USQ’s bid to preserve traditional Indigenous game
It’s like noughts and crosses, but played by young hunters in pre-colonial Australia.
Visitors to Toowoomba’s Cobb+Co Museum, part of the Queensland Museum Network, would be familiar with the floor game Burguu Matya, a traditional Australian Aboriginal activity from the Wiradjuri people.
In a bid to share this important piece of Australian history with more people, Cobb+Co has joined forces with the University of Southern Queensland (USQ) to bring the game to a digital platform.
Thought to be traditionally played with stones, the game can be likened to a more strategic tic-tac-toe or simplified chess.
USQ has officially handed over a browser-based version of the game developed by the University’s Office for the Advancement of Learning and Teaching.
Pro Vice-Chancellor (Education) Professor Helen Partridge said the initiative was a perfect example of USQ contributing to community. “USQ delivers high-quality education and research around the world, but our ties to local community are the backbone of our University,” Professor Partridge said.
“We want to share USQ’s culture of excellence and innovation in learning and teaching, as well as our expertise in developing exceptional education resources. “This particular collaboration will make a difference to the lives of the many young learners who visit Queensland museums like Cobb+Co.”

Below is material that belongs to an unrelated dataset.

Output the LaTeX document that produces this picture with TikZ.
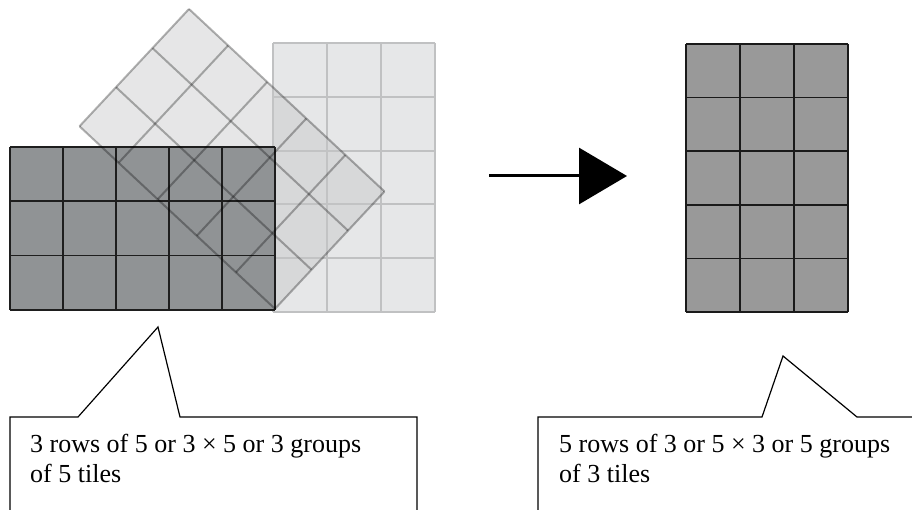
\documentclass[tikz,border=0pt]{standalone}
\usepackage{fontspec}
\setmainfont{Liberation Serif}
\usetikzlibrary{arrows.meta}
\definecolor{darkF}{HTML}{909395}
\definecolor{darkD}{HTML}{1E1E1E}
\definecolor{lightF}{HTML}{E6E7E8}
\definecolor{lightD}{HTML}{C0C1C2}
\definecolor{turnF}{HTML}{C6C7C8}
\definecolor{doneF}{HTML}{999999}
\definecolor{doneD}{HTML}{1A1A1A}
\tikzset{
  darktile/.style={fill=darkF, draw=darkD, line width=1.6pt},
  lighttile/.style={fill=lightF, draw=lightD, line width=2pt},
  turntile/.style={fill=turnF, fill opacity=0.44, draw=black, draw opacity=0.3, line width=2pt},
  donetile/.style={fill=doneF, draw=doneD, line width=1.6pt},
  callout/.style={draw=black, line width=1.2pt},
  calltext/.style={font=\fontsize{26}{30}\selectfont, align=left, anchor=base west, inner sep=0pt},
  bigarrow/.style={-{Triangle[length=48pt,width=56pt]}, line width=3pt},
}
\newcommand\tilefill[3]{\path[#1, draw=none] (0,0) -- (#2,0) -- (#2,#3) -- (0,#3) -- cycle;}
\newcommand\tilelines[3]{%
  \foreach \c in {0,...,#2} \draw[#1, fill=none] (\c,0) -- (\c,#3);
  \foreach \r in {0,...,#3} \draw[#1, fill=none] (0,\r) -- (#2,\r);}

\begin{document}
\begin{tikzpicture}[x=1pt, y=-1pt]
\useasboundingbox (0,0) rectangle (912,510);
\clip (0,0) rectangle (912,510);
% upright light grid, 5 rows of 3
\begin{scope}[shift={(273,43)}, x=54pt, y=-53.8pt]
  \tilefill{lighttile}{3}{5}
  \tilelines{lighttile}{3}{5}
\end{scope}
% turned grid
\begin{scope}[shift={(189,9)}, x={(39.1pt,-36.5pt)}, y={(-36.5pt,-39.1pt)}]
  \tilefill{turntile}{5}{3}
\end{scope}
% dark grid, 3 rows of 5
\begin{scope}[shift={(10,147)}, x=53pt, y=-54.3pt]
  \tilefill{darktile}{5}{3}
  \tilelines{darktile}{5}{3}
\end{scope}
\begin{scope}[shift={(189,9)}, x={(39.1pt,-36.5pt)}, y={(-36.5pt,-39.1pt)}]
  \tilelines{turntile}{5}{3}
\end{scope}
% result grid
\begin{scope}[shift={(686,44)}, x=54pt, y=-53.6pt]
  \tilefill{donetile}{3}{5}
  \tilelines{donetile}{3}{5}
\end{scope}
\coordinate (arrtail) at (489,176);
\coordinate (arrtip) at (627,176);
\draw[bigarrow] (arrtail) -- (arrtip);
% callouts
\draw[callout] (10,514) -- (10,417) -- (78,417) -- (158,327) -- (180,417) -- (417,417) -- (417,514);
\draw[callout] (538,514) -- (538,417) -- (762,417) -- (783,356) -- (857,417) -- (914,417);
\node[calltext] (lefttext) at (30,482) {3 rows of 5 or 3 × 5 or 3 groups\\of 5 tiles};
\node[calltext] (righttext) at (559,482) {5 rows of 3 or 5 × 3 or 5 groups\\of 3 tiles};
\end{tikzpicture}
\end{document}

- Video Link: www.youtube.com/watch?v=7AOG7sRNbz8
Cobb+Co Learning Officer Tony Coonan said Aboriginal and Torres Strait Islander culture had become a major focus of school visits. “One of our favourite parts of school visits to our Binangar Gallery is when they play Burguu Matya,” he said.
“Burguu Matya is not only significant because of its connection to our First Peoples, but it also requires strategic and divergent thinking.” Mr Coonan said putting the game online allowed for a fantastic follow up when students returned to school or home.
“It allows the game to reach out into the wider community for people of all ages to enjoy,” he said. “This will hopefully encourage more people to visit or revisit our Aboriginal Gallery and develop a greater understanding of Indigenous culture.”